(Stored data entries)
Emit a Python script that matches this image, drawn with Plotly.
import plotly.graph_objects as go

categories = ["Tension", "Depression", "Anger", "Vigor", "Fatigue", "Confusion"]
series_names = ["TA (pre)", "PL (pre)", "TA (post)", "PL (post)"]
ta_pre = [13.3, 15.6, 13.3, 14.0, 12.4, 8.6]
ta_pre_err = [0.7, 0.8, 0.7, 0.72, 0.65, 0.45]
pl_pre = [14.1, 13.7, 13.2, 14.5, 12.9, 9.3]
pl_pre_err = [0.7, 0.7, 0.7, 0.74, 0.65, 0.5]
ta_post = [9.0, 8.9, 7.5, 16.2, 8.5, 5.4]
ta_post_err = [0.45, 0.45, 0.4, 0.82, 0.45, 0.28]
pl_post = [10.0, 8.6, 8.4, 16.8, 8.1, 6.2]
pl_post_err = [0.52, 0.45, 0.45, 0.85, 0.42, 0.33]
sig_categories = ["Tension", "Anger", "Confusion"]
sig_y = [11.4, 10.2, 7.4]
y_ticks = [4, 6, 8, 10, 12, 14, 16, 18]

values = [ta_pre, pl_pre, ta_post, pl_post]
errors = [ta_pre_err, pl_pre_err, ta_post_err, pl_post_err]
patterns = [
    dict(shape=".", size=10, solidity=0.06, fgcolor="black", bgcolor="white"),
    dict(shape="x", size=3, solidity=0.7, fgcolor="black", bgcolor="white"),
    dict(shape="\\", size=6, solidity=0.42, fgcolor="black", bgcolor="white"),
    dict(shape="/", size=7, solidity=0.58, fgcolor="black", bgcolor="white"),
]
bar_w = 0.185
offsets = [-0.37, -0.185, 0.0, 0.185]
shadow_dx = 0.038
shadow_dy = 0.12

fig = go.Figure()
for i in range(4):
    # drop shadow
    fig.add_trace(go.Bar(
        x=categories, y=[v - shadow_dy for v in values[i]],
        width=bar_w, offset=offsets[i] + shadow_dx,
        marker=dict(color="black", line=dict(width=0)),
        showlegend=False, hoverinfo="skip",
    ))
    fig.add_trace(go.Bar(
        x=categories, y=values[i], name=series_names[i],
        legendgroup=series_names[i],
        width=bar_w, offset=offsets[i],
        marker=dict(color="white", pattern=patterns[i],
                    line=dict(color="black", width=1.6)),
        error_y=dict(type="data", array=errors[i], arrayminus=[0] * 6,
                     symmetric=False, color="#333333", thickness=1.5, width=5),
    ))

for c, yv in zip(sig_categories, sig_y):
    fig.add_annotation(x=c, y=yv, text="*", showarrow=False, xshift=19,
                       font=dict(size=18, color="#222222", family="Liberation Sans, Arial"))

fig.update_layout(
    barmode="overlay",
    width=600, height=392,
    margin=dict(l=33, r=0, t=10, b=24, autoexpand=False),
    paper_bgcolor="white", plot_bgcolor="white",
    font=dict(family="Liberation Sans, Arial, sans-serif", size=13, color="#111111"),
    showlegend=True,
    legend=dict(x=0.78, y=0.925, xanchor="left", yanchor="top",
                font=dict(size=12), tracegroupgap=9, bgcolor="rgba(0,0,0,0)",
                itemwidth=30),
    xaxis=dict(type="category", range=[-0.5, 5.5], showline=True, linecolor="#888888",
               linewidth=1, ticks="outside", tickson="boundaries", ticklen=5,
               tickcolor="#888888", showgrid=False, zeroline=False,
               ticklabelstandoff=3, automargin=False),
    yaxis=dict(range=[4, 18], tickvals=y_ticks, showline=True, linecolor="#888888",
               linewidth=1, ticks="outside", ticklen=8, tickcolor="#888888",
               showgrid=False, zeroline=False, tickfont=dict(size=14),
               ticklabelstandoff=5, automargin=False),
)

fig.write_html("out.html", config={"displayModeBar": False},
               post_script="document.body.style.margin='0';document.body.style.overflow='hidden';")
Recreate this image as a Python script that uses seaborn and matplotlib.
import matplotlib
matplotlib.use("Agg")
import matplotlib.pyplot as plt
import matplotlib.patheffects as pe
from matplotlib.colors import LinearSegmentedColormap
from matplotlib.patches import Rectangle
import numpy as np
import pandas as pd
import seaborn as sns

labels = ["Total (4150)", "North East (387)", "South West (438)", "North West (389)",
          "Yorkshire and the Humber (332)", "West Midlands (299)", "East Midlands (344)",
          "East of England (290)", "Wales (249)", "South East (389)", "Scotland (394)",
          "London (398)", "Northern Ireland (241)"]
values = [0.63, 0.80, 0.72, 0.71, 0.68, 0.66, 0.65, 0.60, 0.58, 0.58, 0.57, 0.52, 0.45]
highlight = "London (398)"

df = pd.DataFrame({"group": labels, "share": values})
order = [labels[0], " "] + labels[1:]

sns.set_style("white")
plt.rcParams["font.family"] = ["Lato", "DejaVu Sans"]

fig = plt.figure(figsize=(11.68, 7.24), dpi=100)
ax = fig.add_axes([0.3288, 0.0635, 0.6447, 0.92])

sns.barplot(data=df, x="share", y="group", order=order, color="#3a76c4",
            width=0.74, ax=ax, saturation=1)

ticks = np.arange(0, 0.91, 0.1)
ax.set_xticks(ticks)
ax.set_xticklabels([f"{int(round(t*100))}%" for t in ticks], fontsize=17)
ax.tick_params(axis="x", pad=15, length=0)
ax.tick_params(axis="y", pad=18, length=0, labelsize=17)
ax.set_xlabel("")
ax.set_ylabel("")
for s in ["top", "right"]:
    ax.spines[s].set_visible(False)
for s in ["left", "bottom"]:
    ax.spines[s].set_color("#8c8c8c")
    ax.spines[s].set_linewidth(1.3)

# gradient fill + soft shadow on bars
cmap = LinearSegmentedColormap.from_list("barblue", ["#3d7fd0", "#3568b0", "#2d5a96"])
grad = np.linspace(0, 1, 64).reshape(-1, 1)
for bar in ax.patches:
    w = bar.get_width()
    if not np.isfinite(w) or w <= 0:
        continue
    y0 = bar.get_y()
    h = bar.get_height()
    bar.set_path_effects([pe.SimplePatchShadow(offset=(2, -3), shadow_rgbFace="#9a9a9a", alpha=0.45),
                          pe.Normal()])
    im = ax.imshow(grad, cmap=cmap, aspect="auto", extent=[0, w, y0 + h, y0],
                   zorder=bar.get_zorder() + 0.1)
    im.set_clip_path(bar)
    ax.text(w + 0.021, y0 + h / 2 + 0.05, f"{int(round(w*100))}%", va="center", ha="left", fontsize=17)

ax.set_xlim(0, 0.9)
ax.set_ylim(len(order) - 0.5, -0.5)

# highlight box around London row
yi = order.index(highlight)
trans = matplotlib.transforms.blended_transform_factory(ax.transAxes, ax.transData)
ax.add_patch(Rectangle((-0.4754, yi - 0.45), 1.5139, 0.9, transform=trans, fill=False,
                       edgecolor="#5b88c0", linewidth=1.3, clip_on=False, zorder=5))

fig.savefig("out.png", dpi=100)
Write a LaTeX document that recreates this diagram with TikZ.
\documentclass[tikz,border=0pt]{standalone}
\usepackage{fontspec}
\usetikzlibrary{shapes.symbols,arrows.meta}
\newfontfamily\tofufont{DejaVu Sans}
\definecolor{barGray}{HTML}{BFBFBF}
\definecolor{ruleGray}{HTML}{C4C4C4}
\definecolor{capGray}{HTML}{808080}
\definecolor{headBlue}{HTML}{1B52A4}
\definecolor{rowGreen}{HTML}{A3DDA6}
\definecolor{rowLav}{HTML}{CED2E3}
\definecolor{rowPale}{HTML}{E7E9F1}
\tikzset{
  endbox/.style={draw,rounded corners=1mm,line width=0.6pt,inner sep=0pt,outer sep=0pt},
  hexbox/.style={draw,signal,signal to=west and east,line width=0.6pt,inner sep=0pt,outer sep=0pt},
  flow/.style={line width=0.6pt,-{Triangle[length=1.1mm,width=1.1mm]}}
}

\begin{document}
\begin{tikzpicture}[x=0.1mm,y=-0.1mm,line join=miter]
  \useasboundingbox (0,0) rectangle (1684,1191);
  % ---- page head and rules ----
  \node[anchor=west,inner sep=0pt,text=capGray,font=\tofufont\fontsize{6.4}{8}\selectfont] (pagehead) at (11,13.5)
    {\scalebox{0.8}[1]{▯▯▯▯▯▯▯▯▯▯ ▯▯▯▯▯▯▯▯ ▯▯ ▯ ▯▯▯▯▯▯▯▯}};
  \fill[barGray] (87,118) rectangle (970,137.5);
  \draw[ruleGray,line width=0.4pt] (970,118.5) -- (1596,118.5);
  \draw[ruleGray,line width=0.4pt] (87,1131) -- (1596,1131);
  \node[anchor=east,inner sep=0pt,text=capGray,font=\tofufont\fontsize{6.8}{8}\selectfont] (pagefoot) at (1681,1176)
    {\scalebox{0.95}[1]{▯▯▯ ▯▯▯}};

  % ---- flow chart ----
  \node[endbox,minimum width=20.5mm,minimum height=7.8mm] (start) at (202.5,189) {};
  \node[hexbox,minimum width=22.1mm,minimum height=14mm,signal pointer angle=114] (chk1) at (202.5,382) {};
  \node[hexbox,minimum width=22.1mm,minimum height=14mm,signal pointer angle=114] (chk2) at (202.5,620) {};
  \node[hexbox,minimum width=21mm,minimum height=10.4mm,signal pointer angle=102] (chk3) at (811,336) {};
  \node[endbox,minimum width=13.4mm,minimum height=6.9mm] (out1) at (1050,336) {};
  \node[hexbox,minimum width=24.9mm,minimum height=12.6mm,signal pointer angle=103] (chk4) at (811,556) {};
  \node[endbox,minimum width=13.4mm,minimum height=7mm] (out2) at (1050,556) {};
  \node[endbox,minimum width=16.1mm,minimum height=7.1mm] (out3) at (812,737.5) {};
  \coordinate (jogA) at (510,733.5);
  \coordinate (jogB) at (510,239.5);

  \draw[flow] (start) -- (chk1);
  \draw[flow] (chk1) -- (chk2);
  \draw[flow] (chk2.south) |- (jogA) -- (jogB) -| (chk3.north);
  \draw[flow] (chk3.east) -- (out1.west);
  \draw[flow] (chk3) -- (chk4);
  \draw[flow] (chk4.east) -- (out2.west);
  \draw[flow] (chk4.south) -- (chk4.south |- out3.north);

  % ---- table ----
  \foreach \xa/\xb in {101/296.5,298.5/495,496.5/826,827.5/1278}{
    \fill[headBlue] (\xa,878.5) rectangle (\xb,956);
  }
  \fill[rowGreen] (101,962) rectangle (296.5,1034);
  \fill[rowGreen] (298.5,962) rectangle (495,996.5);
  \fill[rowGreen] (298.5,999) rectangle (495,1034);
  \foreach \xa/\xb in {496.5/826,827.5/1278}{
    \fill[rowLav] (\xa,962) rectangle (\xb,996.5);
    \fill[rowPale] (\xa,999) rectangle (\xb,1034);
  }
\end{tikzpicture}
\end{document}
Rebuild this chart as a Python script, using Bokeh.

▶ Your objective
All lines from the beginning of the material above through the one with "import plotly.graph_objects as go" need to be returned exactly; please return those and only those.

▶ Answer to the task
Emit a Python script that matches this image, drawn with Plotly.
import plotly.graph_objects as go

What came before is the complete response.